McCants also singles out Imam's "vigorous rejection of the victimization" theme in jihadist thinking.
"The cause of Muslims' problems is Muslims themselves," Imam writes. Noting that Muslims are killing Sudanese in Darfur, Imam asks: "What was the reason the US opened the Guantánamo Bay prison in Cuba for imprisoning Muslims? Bin Laden's stupidity…. Putting blame on others while not accepting it yourself ... is the school of Satan."
Some analysts say Imam's writings are not all that significant because he does not reject jihad per se, only Al Qaeda's tactics. But a total abandonment of jihad would be tantamount to rejecting a Koranic concept integral to Islam since its inception, leaving Imam with no credibility.
For centuries, jihad was embedded in the legal framework of Islamic law, or sharia, making it pretty much the prerogative of an Islamic ruler, that is, of the state. Sharia also imposed clear rules on jihad, prohibiting the slaughter of innocent civilians, for example. It is this legal framework that Al Qaeda has tossed aside in its glorification of jihad.
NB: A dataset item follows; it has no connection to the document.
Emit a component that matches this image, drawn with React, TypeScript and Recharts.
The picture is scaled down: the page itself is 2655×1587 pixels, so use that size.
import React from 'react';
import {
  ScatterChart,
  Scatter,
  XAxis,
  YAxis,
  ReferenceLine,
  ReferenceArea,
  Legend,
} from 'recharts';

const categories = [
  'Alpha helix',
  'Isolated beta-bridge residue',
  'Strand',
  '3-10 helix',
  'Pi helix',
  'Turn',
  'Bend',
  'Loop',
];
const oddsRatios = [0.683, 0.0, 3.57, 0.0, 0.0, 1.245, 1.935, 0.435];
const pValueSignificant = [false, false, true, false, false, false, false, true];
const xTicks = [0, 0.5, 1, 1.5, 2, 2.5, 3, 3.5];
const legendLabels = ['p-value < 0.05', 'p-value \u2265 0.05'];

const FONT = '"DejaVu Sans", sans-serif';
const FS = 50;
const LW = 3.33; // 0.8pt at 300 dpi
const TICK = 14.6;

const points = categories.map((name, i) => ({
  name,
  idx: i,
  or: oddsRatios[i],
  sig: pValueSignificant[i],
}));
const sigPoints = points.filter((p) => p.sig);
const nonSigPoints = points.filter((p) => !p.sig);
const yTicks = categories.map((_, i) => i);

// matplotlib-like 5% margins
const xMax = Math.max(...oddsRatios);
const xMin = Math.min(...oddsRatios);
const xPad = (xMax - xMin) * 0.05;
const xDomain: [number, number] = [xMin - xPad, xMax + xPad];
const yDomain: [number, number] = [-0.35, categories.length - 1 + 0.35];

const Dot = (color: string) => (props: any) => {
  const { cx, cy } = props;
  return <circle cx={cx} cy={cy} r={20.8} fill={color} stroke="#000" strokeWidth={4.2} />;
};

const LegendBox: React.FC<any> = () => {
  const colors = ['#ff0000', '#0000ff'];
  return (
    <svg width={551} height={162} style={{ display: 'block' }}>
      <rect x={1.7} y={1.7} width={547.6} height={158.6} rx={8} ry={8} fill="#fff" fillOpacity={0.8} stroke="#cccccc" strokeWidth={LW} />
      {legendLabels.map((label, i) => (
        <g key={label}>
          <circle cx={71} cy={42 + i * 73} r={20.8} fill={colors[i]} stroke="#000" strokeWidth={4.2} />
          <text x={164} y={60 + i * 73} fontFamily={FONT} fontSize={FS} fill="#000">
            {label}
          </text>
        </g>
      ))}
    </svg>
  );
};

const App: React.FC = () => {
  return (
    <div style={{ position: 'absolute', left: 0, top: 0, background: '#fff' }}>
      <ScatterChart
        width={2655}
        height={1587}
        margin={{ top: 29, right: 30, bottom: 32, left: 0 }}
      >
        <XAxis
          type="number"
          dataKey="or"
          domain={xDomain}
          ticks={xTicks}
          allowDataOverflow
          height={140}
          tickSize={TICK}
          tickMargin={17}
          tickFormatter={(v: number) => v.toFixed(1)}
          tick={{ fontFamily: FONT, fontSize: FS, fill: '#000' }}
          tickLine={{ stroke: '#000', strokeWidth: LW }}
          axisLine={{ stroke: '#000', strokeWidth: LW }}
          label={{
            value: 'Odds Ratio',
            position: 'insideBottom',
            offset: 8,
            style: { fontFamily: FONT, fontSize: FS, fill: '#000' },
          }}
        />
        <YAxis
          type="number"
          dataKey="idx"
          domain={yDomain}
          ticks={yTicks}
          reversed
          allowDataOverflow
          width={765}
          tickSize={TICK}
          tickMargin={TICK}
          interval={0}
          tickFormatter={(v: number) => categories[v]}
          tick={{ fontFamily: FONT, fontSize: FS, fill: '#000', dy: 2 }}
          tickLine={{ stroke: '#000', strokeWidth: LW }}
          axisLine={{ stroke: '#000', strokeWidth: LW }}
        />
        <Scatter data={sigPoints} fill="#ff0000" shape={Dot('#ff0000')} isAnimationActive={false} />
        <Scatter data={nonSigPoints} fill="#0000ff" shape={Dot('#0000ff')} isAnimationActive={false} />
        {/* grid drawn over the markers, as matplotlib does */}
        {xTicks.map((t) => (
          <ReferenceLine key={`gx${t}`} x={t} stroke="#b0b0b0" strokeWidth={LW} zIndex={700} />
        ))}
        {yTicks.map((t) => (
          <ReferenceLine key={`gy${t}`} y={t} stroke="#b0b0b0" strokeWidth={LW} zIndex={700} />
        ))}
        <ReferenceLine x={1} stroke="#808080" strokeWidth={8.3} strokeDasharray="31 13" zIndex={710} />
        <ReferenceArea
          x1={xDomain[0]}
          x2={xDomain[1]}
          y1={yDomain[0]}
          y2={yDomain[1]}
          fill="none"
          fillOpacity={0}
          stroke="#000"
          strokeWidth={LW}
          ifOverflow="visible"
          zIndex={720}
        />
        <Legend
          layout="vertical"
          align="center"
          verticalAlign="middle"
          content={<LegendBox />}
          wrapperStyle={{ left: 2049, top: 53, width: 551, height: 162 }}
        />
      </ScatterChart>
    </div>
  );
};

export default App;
Perhaps Zawahiri's strongest argument against Imam is that he is a prisoner. Indeed, some passages in Imam's latest book seem made-to-order for intelligence agencies. For example, he writes, "Regardless of the legitimacy of their presence, the American forces did not kill a single Muslim in Saudi Arabia during their presence there after Iraq's invasion of Kuwait in 1990."
He does not mention Iraqi deaths caused by US forces during the war in Iraq. Instead, he focuses on Al Qaeda in Iraq, which he said "killed far more Iraqis than it killed Americans."